Contentious Swan Valley Massacre subject of talk
Daily Inter-Lake | UPDATED 9 months, 1 week AGO
A historical mass shooting that still reverberates is the subject of a presentation Monday, Sept. 15, in Kalispell.
The story begins with the 1908 Swan Valley Massacre, when game warden Charles Peyton attempted to arrest a hunting party from the Flathead Reservation near Holland Lake. The confrontation resulted in a gun battle that left the warden and four Pend d'Oreilles dead.
The Confederated Salish-Kootenai tribes pushed for criminal charges against Peyton and his companion, while defenders of the game warden jumped to his defense.
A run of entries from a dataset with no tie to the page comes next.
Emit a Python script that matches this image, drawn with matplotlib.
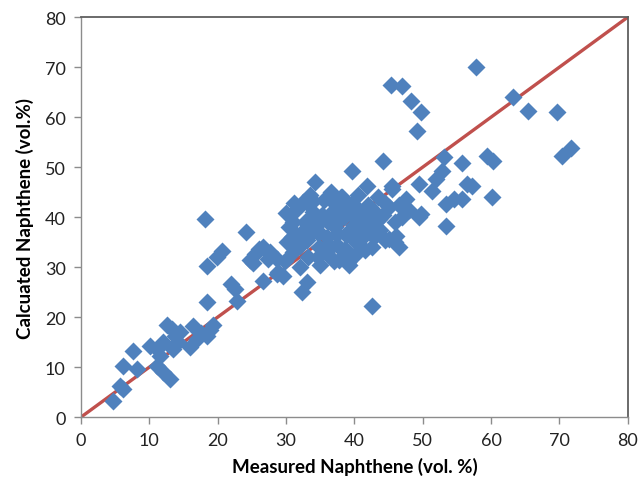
import matplotlib
matplotlib.use("Agg")
import matplotlib.pyplot as plt

# measured vs calculated naphthene (vol.%)
measured = [
    # low range
    4.7, 5.7, 6.1, 6.1, 7.6, 8.2, 10.1, 11.1, 11.5, 11.1, 12.0, 13.0, 12.0, 12.6,
    13.3, 13.7, 13.4, 14.2, 14.5, 15.9, 16.4, 16.9, 17.5, 18.4, 18.8, 19.3, 18.5,
    # mid range
    18.1, 24.2, 20.6, 19.9, 18.4, 22.0, 22.5, 22.8, 25.4, 24.7, 26.6, 27.3, 25.1,
    26.1, 27.6, 28.8, 29.5, 28.6, 29.8, 26.6, 28.6, 32.3, 33.0, 42.6,
    # main cluster
    30.0, 30.5, 30.2, 31.0, 31.5, 31.5, 32.0, 32.5, 32.8, 33.0, 33.2, 33.5, 34.2,
    34.0, 34.5, 34.8, 35.0, 35.5, 35.8, 36.0, 36.2, 36.5, 37.0, 37.2, 37.5, 37.8,
    38.0, 38.5, 38.8, 39.0, 39.5, 39.6, 40.0, 40.2, 40.5, 41.0, 41.3, 41.9, 42.0,
    42.2, 42.5, 43.0, 43.5, 43.8, 44.2, 44.5, 45.0, 45.5, 45.1, 46.1, 46.0, 47.6,
    45.5, 31.2, 33.8, 36.8, 39.2, 41.5, 43.2, 35.2, 38.2, 40.8, 37.0, 39.8, 34.6,
    31.0, 32.4, 33.6, 34.8, 36.2, 37.6, 38.8, 40.2, 41.6, 43.0, 44.4, 32.0, 33.4,
    34.6, 36.0, 37.4, 38.6, 40.0, 41.4, 42.8, 33.2, 35.6, 38.0, 39.4, 41.8, 36.6,
    30.8, 43.6, 34.0, 37.2, 39.0,
    # high range
    44.2, 45.3, 47.0, 48.3, 49.8, 49.2, 57.8, 63.2, 65.4, 69.6, 70.4, 71.7, 53.1,
    55.8, 59.4, 60.3, 49.5, 52.0, 52.8, 51.4, 56.4, 57.2, 60.1, 49.8, 53.4, 54.6,
    55.8, 53.4, 46.5, 48.0, 47.0, 49.5, 46.0, 46.5,
]
calculated = [
    3.2, 6.2, 5.6, 10.2, 13.2, 9.6, 14.2, 13.6, 12.2, 10.2, 9.0, 7.6, 15.0, 18.4,
    17.6, 16.2, 13.6, 15.0, 17.0, 14.0, 18.2, 15.6, 16.8, 16.2, 17.4, 18.4, 23.0,
    39.6, 37.0, 33.2, 32.0, 30.2, 26.6, 25.6, 23.2, 32.6, 31.4, 34.0, 31.6, 30.8,
    33.6, 33.0, 29.0, 28.2, 31.6, 31.2, 27.2, 28.6, 25.0, 27.0, 22.2,
    40.8, 38.0, 35.0, 33.0, 36.5, 41.5, 30.0, 43.0, 39.0, 35.5, 32.0, 44.5, 47.0,
    41.0, 37.5, 34.0, 30.5, 43.5, 39.5, 36.0, 32.5, 45.0, 41.5, 38.0, 34.5, 31.5,
    44.0, 40.0, 36.5, 33.0, 42.5, 49.2, 38.5, 35.0, 44.5, 40.5, 37.0, 46.2, 42.5,
    38.8, 34.0, 41.0, 44.0, 37.5, 40.5, 35.5, 42.0, 45.6, 35.6, 36.2, 39.0, 43.6,
    46.2, 42.8, 38.5, 43.0, 30.5, 33.5, 39.2, 40.5, 44.0, 36.0, 31.2, 40.2, 36.8,
    39.0, 37.0, 40.0, 38.8, 39.2, 42.6, 41.4, 42.0, 40.0, 38.0, 42.8, 34.2, 36.4,
    32.0, 34.4, 36.6, 33.6, 32.2, 36.2, 36.0, 42.6, 40.0, 39.8, 37.4, 38.4, 34.0,
    36.0, 39.6, 43.2, 43.6, 31.0,
    51.2, 66.4, 66.2, 63.2, 61.0, 57.2, 70.0, 64.0, 61.2, 61.0, 52.2, 53.8, 52.0,
    50.8, 52.2, 51.2, 46.6, 47.6, 49.2, 45.2, 46.6, 46.2, 44.0, 40.6, 42.6, 43.6,
    43.6, 38.2, 42.5, 41.5, 40.0, 40.0, 35.0, 34.0,
]
ideal = [0, 80]
ticks = list(range(0, 81, 10))

BLUE = "#4f81bd"
RED = "#c0504d"
FRAME = "#5f5f5f"
AXIS = "#8c8c8c"

plt.rcParams["font.family"] = ["Lato", "DejaVu Sans"]

fig = plt.figure(figsize=(6.4, 4.89), dpi=100)
ax = fig.add_axes([0.1266, 0.145, 0.8544, 0.818])

ax.plot(ideal, ideal, color=RED, linewidth=2.4, zorder=2, solid_capstyle="butt")
ax.plot(measured, calculated, linestyle="none", marker="D", markersize=8.8,
        markerfacecolor=BLUE, markeredgecolor="none", zorder=3)

ax.set_xlim(0, 80)
ax.set_ylim(0, 80)
ax.set_xticks(ticks)
ax.set_yticks(ticks)
ax.tick_params(direction="out", length=5, width=1, color=AXIS,
               labelsize=13, labelcolor="#222222", pad=6)

for side in ("top", "right"):
    ax.spines[side].set_color(FRAME)
    ax.spines[side].set_linewidth(1.3)
for side in ("left", "bottom"):
    ax.spines[side].set_color(AXIS)
    ax.spines[side].set_linewidth(1.0)

ax.set_xlabel("Measured Naphthene (vol. %)", fontsize=13.5, fontweight="bold",
              labelpad=6)
ax.set_ylabel("Calcuated Naphthene (vol.%)", fontsize=13.5, fontweight="bold",
              labelpad=8)

fig.savefig("out.png", dpi=100, facecolor="white")
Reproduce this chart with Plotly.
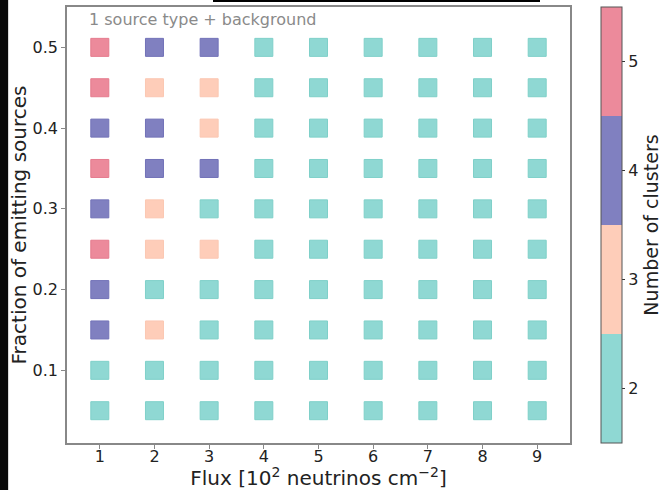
import plotly.graph_objects as go

flux = [1, 2, 3, 4, 5, 6, 7, 8, 9]
fractions = [0.5, 0.45, 0.4, 0.35, 0.3, 0.25, 0.2, 0.15, 0.1, 0.05]
# number of clusters, rows = fractions (top to bottom), cols = flux 1..9
clusters = [
    [5, 4, 4, 2, 2, 2, 2, 2, 2],
    [5, 3, 3, 2, 2, 2, 2, 2, 2],
    [4, 4, 3, 2, 2, 2, 2, 2, 2],
    [5, 4, 4, 2, 2, 2, 2, 2, 2],
    [4, 3, 2, 2, 2, 2, 2, 2, 2],
    [5, 3, 3, 2, 2, 2, 2, 2, 2],
    [4, 2, 2, 2, 2, 2, 2, 2, 2],
    [4, 3, 2, 2, 2, 2, 2, 2, 2],
    [2, 2, 2, 2, 2, 2, 2, 2, 2],
    [2, 2, 2, 2, 2, 2, 2, 2, 2],
]
cluster_ticks = [2, 3, 4, 5]
cluster_colors = ["#8fd8d3", "#fecdb9", "#8080c0", "#ec8a9b"]
edge_colors = {2: "#7fd0c9", 3: "#fbc7b2", 4: "#7272b8", 5: "#e57b8e"}

xs, ys, cs, es = [], [], [], []
for i, fr in enumerate(fractions):
    for j, fl in enumerate(flux):
        xs.append(fl)
        ys.append(fr)
        cs.append(clusters[i][j])
        es.append(edge_colors[clusters[i][j]])

# discrete colorscale over [1.5, 5.5]
n = len(cluster_colors)
colorscale = []
for k, c in enumerate(cluster_colors):
    colorscale.append([k / n, c])
    colorscale.append([(k + 1) / n, c])

font = "DejaVu Sans"
fig = go.Figure()
fig.add_trace(go.Scatter(
    x=xs, y=ys, mode="markers",
    marker=dict(
        symbol="square", size=18, color=cs, colorscale=colorscale,
        cmin=1.5, cmax=5.5,
        line=dict(color=es, width=1),
        colorbar=dict(
            x=1.0616, xanchor="left", xpad=0, y=0, yanchor="bottom", ypad=0,
            len=1, lenmode="fraction", thickness=21, thicknessmode="pixels",
            outlinecolor="#555555", outlinewidth=1,
            tickmode="array", tickvals=cluster_ticks, ticktext=[str(t) for t in cluster_ticks],
            ticks="outside", ticklen=3, tickcolor="#333333",
            tickfont=dict(family=font, size=16, color="#222222"),
            title=dict(text="Number of clusters", side="right",
                       font=dict(family=font, size=19, color="#222222")),
        ),
    ),
    showlegend=False, hoverinfo="skip",
))

fig.add_annotation(
    x=0.04, y=0.997, xref="paper", yref="paper", xanchor="left", yanchor="top",
    text="1 source type + background", showarrow=False,
    font=dict(family=font, size=16, color="#8a8a8a"),
)

# black strip at left edge and top line (part of the original image)
fig.add_shape(type="rect", xref="paper", yref="paper",
              x0=-0.134, x1=-0.117, y0=-0.2, y1=1.05,
              fillcolor="#0a0a0a", line=dict(width=0), layer="above")
fig.add_shape(type="rect", xref="paper", yref="paper",
              x0=(213 - 67) / 503, x1=(540 - 67) / 503,
              y0=1 + 5 / 436, y1=1 + 7 / 436,
              fillcolor="#000000", line=dict(width=0), layer="above")

fig.update_layout(
    width=659, height=490,
    margin=dict(l=67, r=89, t=7, b=47, autoexpand=False),
    paper_bgcolor="white", plot_bgcolor="white",
    font=dict(family=font, color="#222222"),
    xaxis=dict(
        range=[0.4, 9.6], tickvals=flux, ticktext=[str(f) for f in flux],
        showgrid=False, zeroline=False,
        showline=True, mirror=True, linecolor="#888888", linewidth=1.5,
        ticks="outside", ticklen=4, tickcolor="#888888",
        ticklabelstandoff=-6,
        tickfont=dict(family=font, size=16, color="#222222"),
        title=dict(text="Flux [10<sup>2</sup> neutrinos cm<sup>\u22122</sup>]",
                   font=dict(family=font, size=20, color="#222222"), standoff=8),
    ),
    yaxis=dict(
        range=[0.01, 0.55], tickvals=[0.1, 0.2, 0.3, 0.4, 0.5],
        ticktext=["0.1", "0.2", "0.3", "0.4", "0.5"],
        showgrid=False, zeroline=False,
        showline=True, mirror=True, linecolor="#888888", linewidth=1.5,
        ticks="outside", ticklen=4, tickcolor="#888888",
        tickfont=dict(family=font, size=16, color="#222222"),
        title=dict(text="Fraction of emitting sources",
                   font=dict(family=font, size=20, color="#222222"), standoff=1),
    ),
)

fig.write_html("out.html", config={"displayModeBar": False},
               post_script="document.body.style.margin='0px';")
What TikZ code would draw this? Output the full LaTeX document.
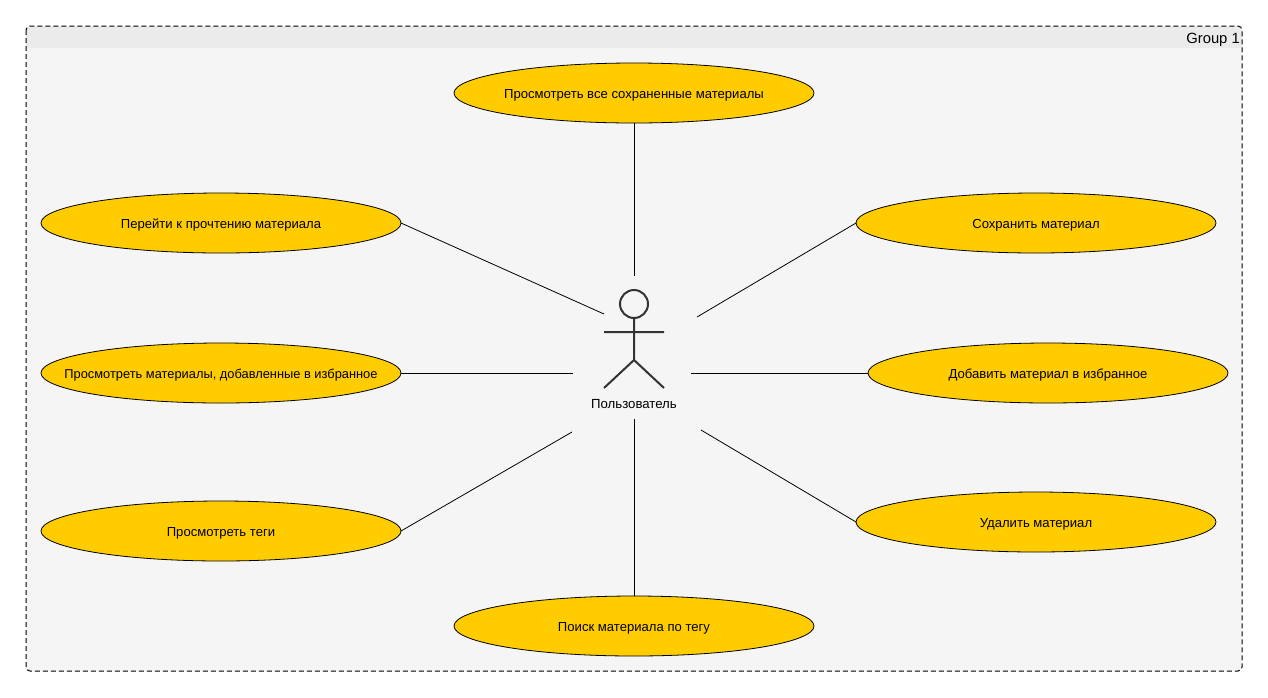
\documentclass[tikz,border=0pt]{standalone}
\usepackage{fontspec}
\setmainfont{Liberation Sans}
\usetikzlibrary{shapes.geometric}
\definecolor{groupfill}{HTML}{F5F5F5}
\definecolor{headfill}{HTML}{EBEBEB}
\definecolor{usefill}{HTML}{FFCC00}
\definecolor{actorline}{HTML}{333333}
\newcommand{\uctext}[1]{\raisebox{-5.2pt}[0pt][0pt]{\makebox[0pt][c]{#1}}}
\tikzset{
  usecase/.style={ellipse,draw=black,fill=usefill,line width=0.8pt,minimum width=360pt,minimum height=60pt,inner sep=0pt,outer sep=0pt,font=\fontsize{13.1}{15}\selectfont},
  link/.style={draw=black,line width=0.8pt},
  actorstroke/.style={draw=actorline,line width=2pt},
  grouplabel/.style={font=\fontsize{14.8}{17}\selectfont,inner sep=0pt,anchor=east},
  actorlabel/.style={font=\fontsize{13.2}{15}\selectfont,inner sep=0pt}
}
\begin{document}
\begin{tikzpicture}[x=1pt,y=-1pt]
\useasboundingbox (0,0) rectangle (1268,697);
\fill[white] (0,0) rectangle (1268,697);
\fill[groupfill,rounded corners=4pt] (26,26) rectangle (1242,671);
\fill[headfill,rounded corners=4pt] (26,26) rectangle (1242,40);
\fill[headfill] (26,36) rectangle (1242,48);
\draw[black,line width=1pt,dash pattern=on 5pt off 3pt,rounded corners=4pt] (26,26) rectangle (1242,671);
\node[grouplabel] (grp) at (1240,39.5) {Group 1};

\node[usecase] (u1) at (634,93) {\uctext{Просмотреть все сохраненные материалы}};
\node[usecase] (u2) at (221,223) {\uctext{Перейти к прочтению материала}};
\node[usecase] (u3) at (221,373) {\fontsize{12.85}{15}\selectfont\uctext{Просмотреть материалы, добавленные в избранное}};
\node[usecase] (u4) at (221,531) {\uctext{Просмотреть теги}};
\node[usecase] (u5) at (634,626) {\uctext{Поиск материала по тегу}};
\node[usecase] (u6) at (1036,223) {\uctext{Сохранить материал}};
\node[usecase] (u7) at (1048,373) {\uctext{Добавить материал в избранное}};
\node[usecase] (u8) at (1036,522) {\uctext{Удалить материал}};

\node[actorlabel] (actor) at (634,404) {Пользователь};
\draw[actorstroke] (634,304) circle (14pt);
\draw[actorstroke] (634,318) -- (634,360) (604,332) -- (664,332) (604,388) -- (634,360) -- (664,388);

\coordinate (a1) at (634,276);
\coordinate (a2) at (604,314);
\coordinate (a3) at (573,373);
\coordinate (a4) at (572,432);
\coordinate (a5) at (634,419);
\coordinate (a6) at (697,317);
\coordinate (a7) at (691,373);
\coordinate (a8) at (701,430);
\draw[link] (u1.south) -- (a1);
\draw[link] (u2.east) -- (a2);
\draw[link] (u3.east) -- (a3);
\draw[link] (u4.east) -- (a4);
\draw[link] (u5.north) -- (a5);
\draw[link] (u6.west) -- (a6);
\draw[link] (u7.west) -- (a7);
\draw[link] (u8.west) -- (a8);
\end{tikzpicture}
\end{document}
The Missoula County Attorney eventually declared the investigative files as lost.
But the issue would not die, and in 2001 the tribe succeeded in getting Peyton's name excised from the National Law Enforcement Officers Memorial in Washington, D.C. The tribe is also responsible for a historical marker on Montana 83 with its version of the event.
Local history buff Rick Hull will look at the issues festering in 1908, as well as the missteps that resulted in a violent showdown.
The presentation is at the monthly meeting of the Northwest Montana Westerners, a local history group. It starts at 7 p.m. on the second floor of the museum, at 124 2nd Ave. East in Kalispell. Cost is $5 for the general public, with members and youths under 16 admitted free.
Hull is a former newspaper reporter who has made other presentations on local histories, including the Demersville lynching and the story of local American Japanese.